- **Stated task**
Scan the records below for the line with "Emit a LaTeX" and the line with "(66,0) rectangle (1214,1041);", and retype that range exactly, both ends included, pictures excepted.

- **Data to process**
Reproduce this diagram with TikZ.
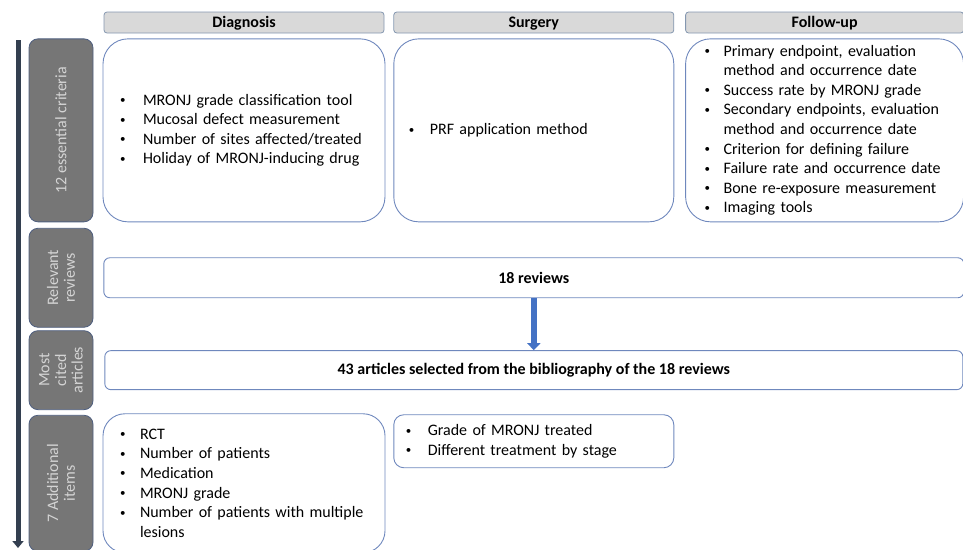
\documentclass[tikz,border=0pt]{standalone}
\usepackage{fontspec}
\setmainfont{Carlito}
\usetikzlibrary{positioning,arrows.meta}

\definecolor{hdrfill}{HTML}{D9D9D9}
\definecolor{hdrline}{HTML}{8497B0}
\definecolor{boxline}{HTML}{6F88BD}
\definecolor{lblfill}{HTML}{767676}
\definecolor{lblline}{HTML}{4F5F7F}
\definecolor{lbltext}{HTML}{D4D4D4}
\definecolor{flowblue}{HTML}{4472C4}
\definecolor{timeline}{HTML}{333F50}

\newcommand{\bul}[1][22pt]{\makebox[#1][l]{\hspace*{1pt}\raisebox{1.6pt}{\fontsize{11}{11}\selectfont\textbullet}}}

\tikzset{
  every node/.style={font=\fontsize{16}{19.6}\selectfont},
  header/.style={draw=hdrline, fill=hdrfill, line width=0.8pt, rounded corners=3pt,
    minimum width=280pt, minimum height=21pt, inner sep=0pt,
    text height=13pt, text depth=4pt,
    font=\fontsize{16}{19.6}\selectfont\bfseries},
  itembox/.style={draw=boxline, line width=0.9pt, rounded corners=25pt,
    minimum width=280pt, minimum height=183pt, align=left, inner ysep=0pt},
  widebox/.style={draw=boxline, line width=0.9pt, rounded corners=6pt,
    minimum height=40pt, inner sep=0pt, font=\fontsize{16}{19.6}\selectfont\bfseries},
  lbl/.style={draw=lblline, fill=lblfill, line width=0.8pt, rounded corners=9pt,
    rotate=90, minimum height=64pt, inner sep=0pt, align=center, text=lbltext},
  flow/.style={draw=flowblue, line width=6pt, -{Triangle[width=13pt,length=7pt]}},
  tline/.style={draw=timeline, line width=5pt, -{Triangle[width=11pt,length=7pt]}}
}

\begin{document}
\begin{tikzpicture}[x=1pt,y=1pt]
  \useasboundingbox (0,0) rectangle (963,-549);

  % column headers
  \node[header] (hdiag) at (244,-22.5) {Diagnosis};
  \node[header, right=9pt of hdiag] (hsurg) {Surgery};
  \node[header, right=11pt of hsurg, minimum width=278pt] (hfoll) {Follow-up};

  % 12 essential criteria
  \node[itembox, below=5pt of hdiag, text width=250pt, inner xsep=16pt] (bdiag) {%
    \bul[24pt]MRONJ grade classification tool\\
    \bul[24pt]Mucosal defect measurement\\
    \bul[24pt]Number of sites affected/treated\\
    \bul[24pt]Holiday of MRONJ-inducing drug};
  \node[itembox, below=5pt of hsurg, text width=252pt, inner xsep=14pt] (bsurg) {%
    \bul PRF application method};
  \node[itembox, below=5pt of hfoll, minimum width=278pt, text width=242pt, inner xsep=18pt] (bfoll) {%
    \bul[20pt]Primary endpoint, evaluation\\
    \hspace*{20pt}method and occurrence date\\
    \bul[20pt]Success rate by MRONJ grade\\
    \bul[20pt]Secondary endpoints, evaluation\\
    \hspace*{20pt}method and occurrence date\\
    \bul[20pt]Criterion for defining failure\\
    \bul[20pt]Failure rate and occurrence date\\
    \bul[20pt]Bone re-exposure measurement\\
    \bul[20pt]Imaging tools};

  % reviews and articles
  \node[widebox, below=35pt of bsurg, minimum width=860pt] (reviews) {18 reviews};
  \node[widebox, below=52pt of reviews, minimum width=858pt, minimum height=39pt] (articles)
    {43 articles selected from the bibliography of the 18 reviews};
  \draw[flow] (reviews.south) -- (articles.north);

  % 7 additional items
  \node[itembox, below=191pt of bdiag, minimum height=139pt, rounded corners=22pt,
    text width=250pt, inner xsep=16pt] (adiag) {%
    \bul[21pt]RCT\\
    \bul[21pt]Number of patients\\
    \bul[21pt]Medication\\
    \bul[21pt]MRONJ grade\\
    \bul[21pt]Number of patients with multiple\\
    \hspace*{21pt}lesions};
  \node[itembox, below=192pt of bsurg, minimum height=53pt, rounded corners=10pt,
    text width=258pt, inner xsep=11pt] (asurg) {%
    \bul[23pt]Grade of MRONJ treated\\
    \bul[23pt]Different treatment by stage};

  % row labels
  \coordinate (lx) at (61,0);
  \node[lbl, minimum width=183pt] (lcrit) at (lx |- bdiag) {12 essential criteria};
  \node[lbl, minimum width=99pt] (lrev) at (lx |- reviews) {Relevant\\[-3pt]reviews};
  \node[lbl, minimum width=79pt] (lart) at (lx |- articles) {Most\\[-3pt]cited\\[-3pt]articles};
  \node[lbl, minimum width=136pt] (ladd) at (lx |- adiag) {7 Additional\\[-3pt]items};

  % timeline
  \coordinate (ttop) at (18,-40);
  \coordinate (tbot) at (18,-548);
  \draw[tline] (ttop) -- (tbot);
\end{tikzpicture}
\end{document}
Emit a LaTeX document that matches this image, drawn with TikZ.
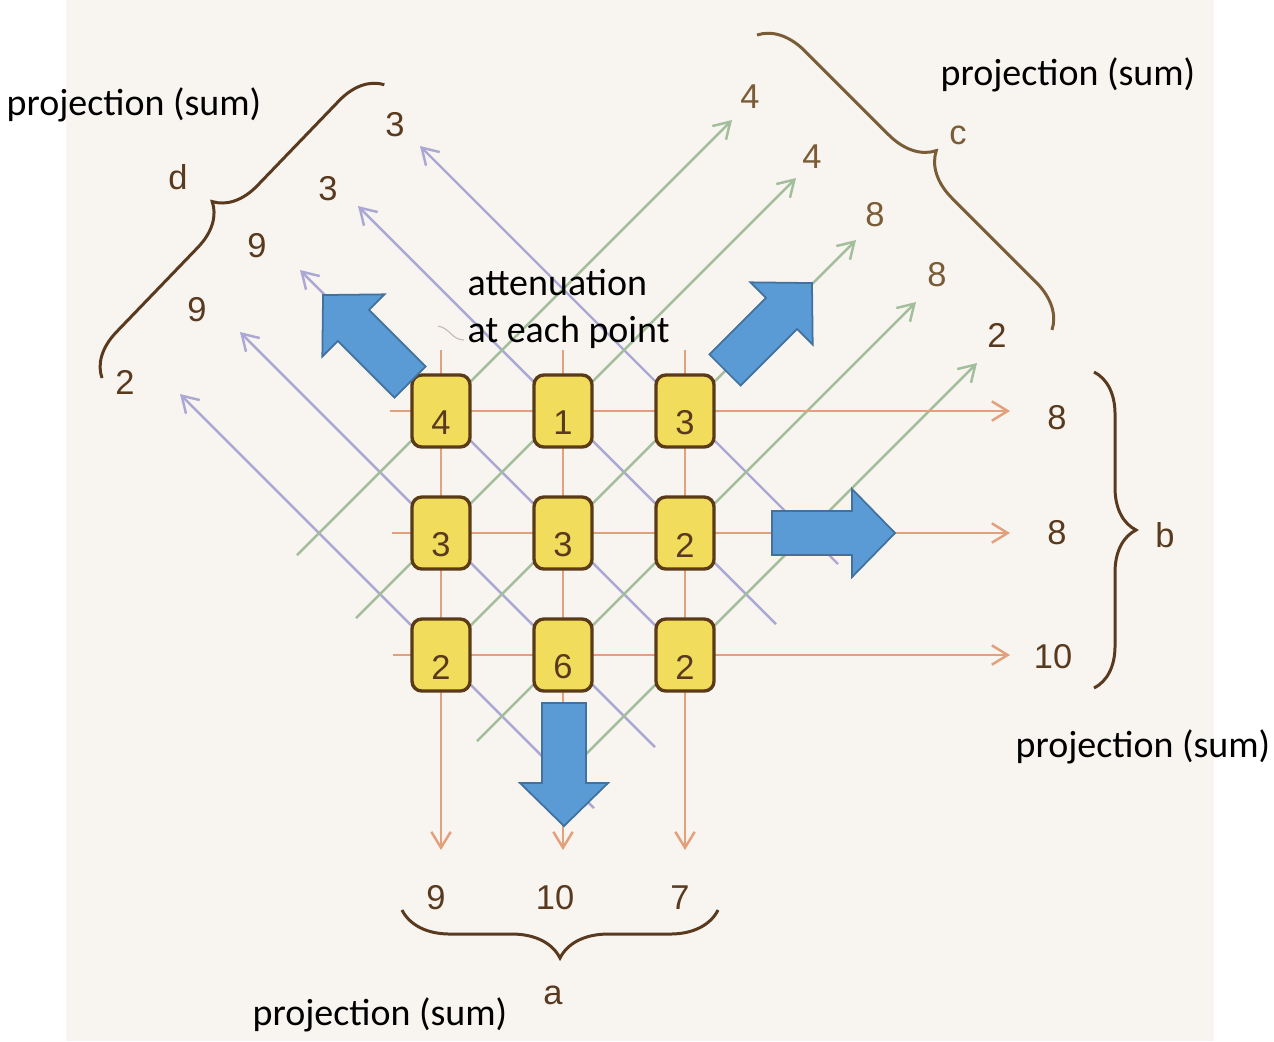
\documentclass[tikz,border=0pt]{standalone}
\usepackage{fontspec}
\setmainfont{Liberation Sans}
\newfontfamily\calibrifont{Carlito}
\usetikzlibrary{arrows.meta,decorations.pathreplacing}
\definecolor{cream}{HTML}{F8F4F0}
\definecolor{rowc}{HTML}{E2A07C}
\definecolor{grn}{HTML}{A2BE9B}
\definecolor{pur}{HTML}{ABA9D4}
\definecolor{brn}{HTML}{5A3A1E}
\definecolor{brnlight}{HTML}{7A5C36}
\definecolor{boxfill}{HTML}{F1DC5C}
\definecolor{boxline}{HTML}{5A3A17}
\definecolor{bluefill}{HTML}{5B9BD5}
\definecolor{blueline}{HTML}{41719C}
\begin{document}
\begin{tikzpicture}[x=0.01cm,y=-0.01cm,
  ray/.style={line width=0.7pt,-{Straight Barb[length=4.5pt,width=5.5pt]}},
  rowray/.style={ray,draw=rowc},
  grnray/.style={ray,draw=grn},
  purray/.style={ray,draw=pur},
  cell/.style={draw=boxline,fill=boxfill,line width=0.95pt,rounded corners=2.8pt,
    minimum width=0.58cm,minimum height=0.72cm,inner sep=0pt},
  num/.style={font=\fontsize{9.8}{11}\selectfont,text=brn,inner sep=0pt},
  numc/.style={num,text=brnlight},
  captxt/.style={font=\calibrifont\fontsize{10.8}{13}\selectfont,text=black,inner sep=0pt,anchor=base west},
  brc/.style={draw=brn,line width=0.85pt,decorate,decoration={brace,amplitude=#1}},
  blk/.style={fill=bluefill,draw=blueline,line width=0.5pt}
]
\useasboundingbox (0,0) rectangle (1274,1041);
\fill[white] (0,0) rectangle (1274,1041);
\fill[cream] (66,0) rectangle (1214,1041);

% --- ray coordinates
\coordinate (v1s) at (441,350); \coordinate (v1e) at (441,850);
\coordinate (v2s) at (563,350); \coordinate (v2e) at (563,850);
\coordinate (v3s) at (685,350); \coordinate (v3e) at (685,850);
\coordinate (h1s) at (390,411); \coordinate (h1e) at (1010,411);
\coordinate (h2s) at (392,533); \coordinate (h2e) at (1010,533);
\coordinate (h3s) at (393,655); \coordinate (h3e) at (1010,655);
\coordinate (g1s) at (297,555); \coordinate (g1e) at (732,120);
\coordinate (g2s) at (356,618); \coordinate (g2e) at (796,178);
\coordinate (g3s) at (441,655); \coordinate (g3e) at (856,240);
\coordinate (g4s) at (477,741); \coordinate (g4e) at (916,302);
\coordinate (g5s) at (586,754); \coordinate (g5e) at (977,363);
\coordinate (p1s) at (838,564); \coordinate (p1e) at (420,146);
\coordinate (p2s) at (776,624); \coordinate (p2e) at (358,206);
\coordinate (p3s) at (685,655); \coordinate (p3e) at (300,270);
\coordinate (p4s) at (655,747); \coordinate (p4e) at (240,332);
\coordinate (p5s) at (594,808); \coordinate (p5e) at (180,394);

% --- rays
\foreach \n in {1,...,5}{\draw[purray] (p\n s) -- (p\n e);}
\foreach \n in {1,...,5}{\draw[grnray] (g\n s) -- (g\n e);}
\foreach \n in {1,2,3}{\draw[rowray] (v\n s) -- (v\n e);}
\foreach \n in {1,2,3}{\draw[rowray] (h\n s) -- (h\n e);}

% --- cells
\node[cell,label={[num,yshift=-0.12cm]center:4}] (c11) at (441,411) {};
\node[cell,label={[num,yshift=-0.12cm]center:1}] (c12) at (563,411) {};
\node[cell,label={[num,yshift=-0.12cm]center:3}] (c13) at (685,411) {};
\node[cell,label={[num,yshift=-0.12cm]center:3}] (c21) at (441,533) {};
\node[cell,label={[num,yshift=-0.12cm]center:3}] (c22) at (563,533) {};
\node[cell,label={[num,yshift=-0.12cm]center:2}] (c23) at (685,533) {};
\node[cell,label={[num,yshift=-0.12cm]center:2}] (c31) at (441,655) {};
\node[cell,label={[num,yshift=-0.12cm]center:6}] (c32) at (563,655) {};
\node[cell,label={[num,yshift=-0.12cm]center:2}] (c33) at (685,655) {};

% --- block arrows
\begin{scope}[shift={(772,533)},rotate=0]
  \filldraw[blk] (0,-22) -- (80,-22) -- (80,-44) -- (123,0) -- (80,44) -- (80,22) -- (0,22) -- cycle;
\end{scope}
\begin{scope}[shift={(564,703)},rotate=-90]
  \filldraw[blk] (0,-22) -- (80,-22) -- (80,-44) -- (123,0) -- (80,44) -- (80,22) -- (0,22) -- cycle;
\end{scope}
\begin{scope}[shift={(410,382)},rotate=135]
  \filldraw[blk] (0,-22) -- (80,-22) -- (80,-44) -- (123,0) -- (80,44) -- (80,22) -- (0,22) -- cycle;
\end{scope}
\begin{scope}[shift={(725,370)},rotate=45]
  \filldraw[blk] (0,-22) -- (80,-22) -- (80,-44) -- (123,0) -- (80,44) -- (80,22) -- (0,22) -- cycle;
\end{scope}

% --- projection values
\node[num] (a1) at (436,898) {9};
\node[num] (a2) at (555,898) {10};
\node[num] (a3) at (680,898) {7};
\node[num] (b1) at (1057,418) {8};
\node[num] (b2) at (1057,533) {8};
\node[num] (b3) at (1053,657) {10};
\node[numc] (cc1) at (750,97) {4};
\node[numc] (cc2) at (812,157) {4};
\node[numc] (cc3) at (875,215) {8};
\node[numc] (cc4) at (937,275) {8};
\node[num] (cc5) at (997,335) {2};
\node[num] (d1) at (395,125) {3};
\node[num] (d2) at (328,189) {3};
\node[num] (d3) at (257,246) {9};
\node[num] (d4) at (197,310) {9};
\node[num] (d5) at (125,382) {2};

% --- braces
\coordinate (aL) at (402,910); \coordinate (aR) at (718,910);
\coordinate (bT) at (1094,372); \coordinate (bB) at (1094,688);
\coordinate (cT) at (757,35);  \coordinate (cB) at (1053,331);
\coordinate (dB) at (102,378); \coordinate (dT) at (385,84);
\draw[brc=0.48cm] (aR) -- (aL);
\draw[brc=0.42cm] (bT) -- (bB);
\draw[brc=0.45cm,draw=brnlight] (cT) -- (cB);
\draw[brc=0.43cm] (dB) -- (dT);

\node[num] (la) at (553,995) {a};
\node[num] (lb) at (1165,535) {b};
\node[numc] (lc) at (958,135) {c};
\node[num] (ld) at (178,177) {d};

% --- captions
\node[captxt] (pd) at (6,115) {projection (sum)};
\node[captxt] (pc) at (940,85) {projection (sum)};
\node[captxt] (pb) at (1015,757) {projection (sum)};
\node[captxt] (pa) at (252,1025) {projection (sum)};
\node[captxt] (att1) at (467,295) {attenuation};
\node[captxt] (att2) at (467,342) {at each point};
\coordinate (tk1) at (438,326); \coordinate (tk2) at (464,340);
\draw[draw=brn!35,line width=0.3pt] (tk1) .. controls (450,328) and (452,340) .. (tk2);
\end{tikzpicture}
\end{document}
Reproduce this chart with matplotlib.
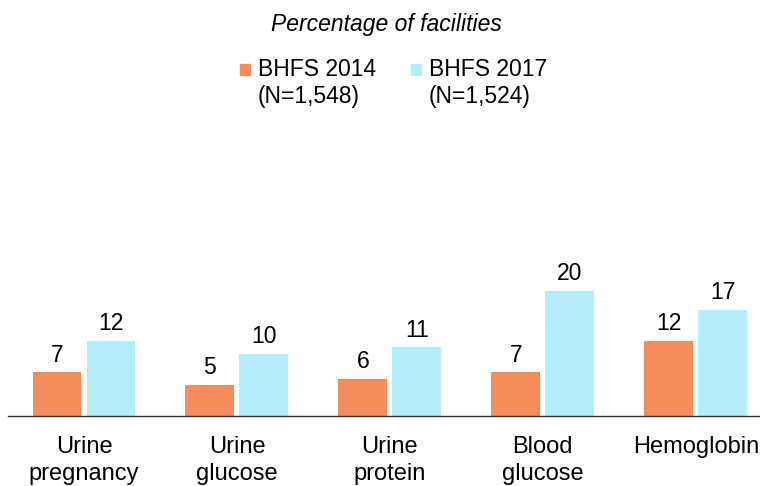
import numpy as np
import matplotlib
matplotlib.use("Agg")
import matplotlib.pyplot as plt
from matplotlib.patches import Rectangle

# Data
categories = ["Urine\npregnancy", "Urine\nglucose", "Urine\nprotein", "Blood\nglucose", "Hemoglobin"]
bhfs_2014 = [7, 5, 6, 7, 12]
bhfs_2017 = [12, 10, 11, 20, 17]
series_labels = ["BHFS 2014\n(N=1,548)", "BHFS 2017\n(N=1,524)"]
colors = ["#F48D5B", "#B4EEFA"]

plt.rcParams["font.family"] = ["Liberation Sans", "DejaVu Sans"]

W, H = 760, 486
fig = plt.figure(figsize=(7.6, 4.86), dpi=100)
ax = fig.add_axes([8 / W, 70 / H, 752 / W, 266 / H])

x = np.arange(len(categories))
width = 0.32
offset = 0.1766

bars1 = ax.bar(x - offset, bhfs_2014, width, color=colors[0])
bars2 = ax.bar(x + offset, bhfs_2017, width, color=colors[1])

# Value labels above the bars
for bars in (bars1, bars2):
    for b in bars:
        ax.annotate(
            f"{b.get_height():g}",
            (b.get_x() + b.get_width() / 2, b.get_height()),
            textcoords="offset points",
            xytext=(0, 4),
            ha="center",
            va="bottom",
            fontsize=16.5,
        )

ax.set_xlim(-0.497, 4.42)
ax.set_ylim(0, 42.56)
ax.set_xticks(x)
ax.set_xticklabels(categories, fontsize=17, linespacing=1.3, va="top")
ax.tick_params(axis="x", length=0, pad=14.5)
ax.set_yticks([])
for s in ["top", "right", "left"]:
    ax.spines[s].set_visible(False)
ax.spines["bottom"].set_color("#333333")
ax.spines["bottom"].set_linewidth(1.0)

# Title
fig.text(386 / W, 1 - 24 / H, "Percentage of facilities", ha="center", va="center",
         fontsize=16.5, style="italic")

# Legend drawn by hand so the swatch lines up with the first text line
legend_x = [240, 411]
for lx, lab, col in zip(legend_x, series_labels, colors):
    fig.patches.append(Rectangle((lx / W, 1 - 75 / H), 10 / W, 11 / H,
                                 transform=fig.transFigure, color=col))
    fig.text((lx + 18) / W, 1 - 58 / H, lab, ha="left", va="top",
             fontsize=16.5, linespacing=1.2)

fig.savefig("out.png", dpi=100)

- **Right answer**
Emit a LaTeX document that matches this image, drawn with TikZ.
\documentclass[tikz,border=0pt]{standalone}
\usepackage{fontspec}
\setmainfont{Liberation Sans}
\newfontfamily\calibrifont{Carlito}
\usetikzlibrary{arrows.meta,decorations.pathreplacing}
\definecolor{cream}{HTML}{F8F4F0}
\definecolor{rowc}{HTML}{E2A07C}
\definecolor{grn}{HTML}{A2BE9B}
\definecolor{pur}{HTML}{ABA9D4}
\definecolor{brn}{HTML}{5A3A1E}
\definecolor{brnlight}{HTML}{7A5C36}
\definecolor{boxfill}{HTML}{F1DC5C}
\definecolor{boxline}{HTML}{5A3A17}
\definecolor{bluefill}{HTML}{5B9BD5}
\definecolor{blueline}{HTML}{41719C}
\begin{document}
\begin{tikzpicture}[x=0.01cm,y=-0.01cm,
  ray/.style={line width=0.7pt,-{Straight Barb[length=4.5pt,width=5.5pt]}},
  rowray/.style={ray,draw=rowc},
  grnray/.style={ray,draw=grn},
  purray/.style={ray,draw=pur},
  cell/.style={draw=boxline,fill=boxfill,line width=0.95pt,rounded corners=2.8pt,
    minimum width=0.58cm,minimum height=0.72cm,inner sep=0pt},
  num/.style={font=\fontsize{9.8}{11}\selectfont,text=brn,inner sep=0pt},
  numc/.style={num,text=brnlight},
  captxt/.style={font=\calibrifont\fontsize{10.8}{13}\selectfont,text=black,inner sep=0pt,anchor=base west},
  brc/.style={draw=brn,line width=0.85pt,decorate,decoration={brace,amplitude=#1}},
  blk/.style={fill=bluefill,draw=blueline,line width=0.5pt}
]
\useasboundingbox (0,0) rectangle (1274,1041);
\fill[white] (0,0) rectangle (1274,1041);
\fill[cream] (66,0) rectangle (1214,1041);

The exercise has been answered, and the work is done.